The AIM-HIGH Trial (Atherothrombosis Intervention in Metabolic Syndrome With Low HDL/High Triglyceride and Impact on Global Health Outcomes) prospectively evaluated the effect of addition of extended release niacin (ERN) to simvastatin therapy in participants with established atherothrombotic cardiovascular (CV) disease. Addition of ERN did not further reduce the incidence of CV events [1].
This report studies the effect of LDL-lowering therapy (simvastatin with or without ezetimibe) plus ERN, as compared to LDL-lowering therapy alone, on Lp(a), apoA-1 and apoB, and the relationship of their baseline and on-treatment levels to CV outcomes.

Main results

  • After 1 year of treatment, the apoB/apoA-1-ratio had decreased by 19% and 7% in respectively the ERN and placebo groups. Lp(a) decreased by 21% in the ERN group, and by 6% in the placebo group, yielding an overall least-square mean decrease in Lp(a) due to ERN of 19%.
  • Baseline apoB and apoB/apoA-1 levels were only associated with CV events in the placebo group, but treatment interaction was not statistically significant.
    Lp(a) showed the highest hazard ratios, which were similar in both treatment groups.
  • After 1 year, 1 SD higher apoB/apoA-1 ratio was associated with a 21% higher risk of a primary event (P=0.031), while this ratio was not related to CV event risk in the ERN group.
    1 SD higher log Lp(a) gave a HR of 1.21 (P=0.017) in the placebo group, and HR: 1.18 (P=0.028) in the ERN group.
  • Similar event rates were seen within each quartile of baseline Lp(a) and in both treatment groups, despite greater decreases in Lp(a) for those taking ERN than in those on placebo.
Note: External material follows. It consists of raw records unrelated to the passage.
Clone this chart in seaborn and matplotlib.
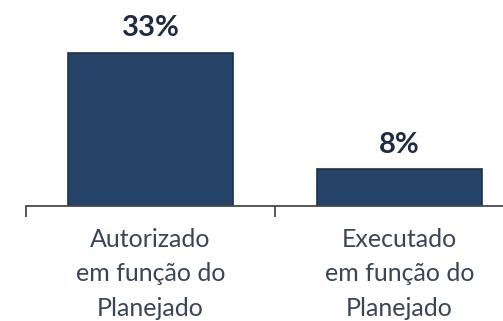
import matplotlib
matplotlib.use("Agg")
import matplotlib.pyplot as plt
import seaborn as sns
import pandas as pd
import numpy as np

categories = ["Autorizado\nem função do\nPlanejado", "Executado\nem função do\nPlanejado"]
values = [33, 8]
value_labels = ["33%", "8%"]

sns.set_theme(style="white")
plt.rcParams["font.family"] = ["Lato", "DejaVu Sans"]

df = pd.DataFrame({"categoria": categories, "valor": values})

fig = plt.figure(figsize=(5.03, 3.21), dpi=100)
# axes spans two category slots of equal width; the right slot runs past the figure edge
W, H = 503, 321
left_px, right_px, bottom_px = 26, 524, 206
top_px = 0
ax = fig.add_axes([left_px / W, 1 - bottom_px / H,
                   (right_px - left_px) / W, (bottom_px - top_px) / H])

sns.barplot(data=df, x="categoria", y="valor", ax=ax, color="#264468",
            width=0.66, edgecolor="#1b3150", linewidth=1.2, saturation=1)

ax.set_xlim(-0.5, 1.5)
ax.set_ylim(0, 44.3)

for i, (v, lab) in enumerate(zip(values, value_labels)):
    ax.annotate(lab, (i, v), xytext=(0, 8), textcoords="offset points",
                ha="center", va="bottom", fontsize=21, fontweight="bold",
                color="#1f2b42")

ax.set_xlabel("")
ax.set_ylabel("")
ax.set_yticks([])
for s in ["top", "right", "left"]:
    ax.spines[s].set_visible(False)
ax.spines["bottom"].set_color("#4a4a4a")
ax.spines["bottom"].set_linewidth(1.3)

ax.set_xticks([0, 1])
ax.set_xticklabels(categories, fontsize=18, color="#3a4556", linespacing=1.62)
ax.set_xticks([-0.5, 0.5, 1.5], minor=True)
ax.tick_params(axis="x", which="major", length=0, pad=15.5)
ax.tick_params(axis="x", which="minor", length=8, width=1.3, color="#4a4a4a",
               direction="out", bottom=True)

fig.savefig("out.png", dpi=100)
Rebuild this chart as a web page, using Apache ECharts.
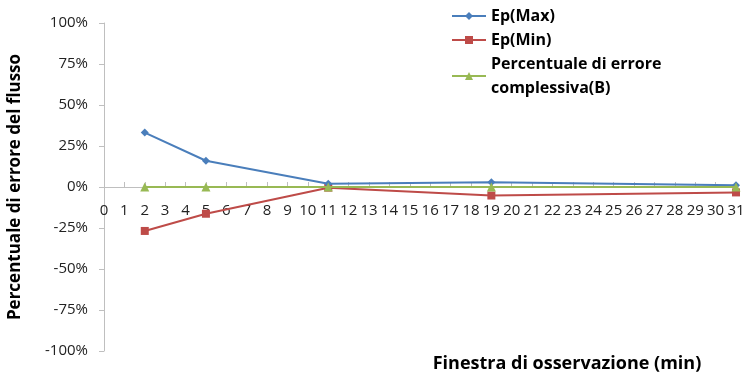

Subjects randomised to ERN had favourable changes in apoA-I levels, the apoB/apoA-I ratio and Lp(a) levels. Baseline and on-study Lp(a) predicted CV events in both treatment groups. Nevertheless, no subgroup that benefits from ERN therapy was identified based on these variables. Even subjects receiving ERN who were in the highest Lp(a) quartile, did not benefit from the addition of niacin to statin-based therapy.
AIM-HIGH showed that Lp(a) contributes to residual CV risk in patients who achieved target LDL-c levels with statin therapy. This study adds the observation that favourable changes in apolipoproteins and Lp(a) from ERN do not translate to CV event reduction.


1. The AIM-HIGH Investigators, Boden WE, Probstfield JL, Anderson T, et al. Niacin in patients with low HDL cholesterol levels receiving intensive Statin therapy. N Engl J Med 2011;365: 2255–67.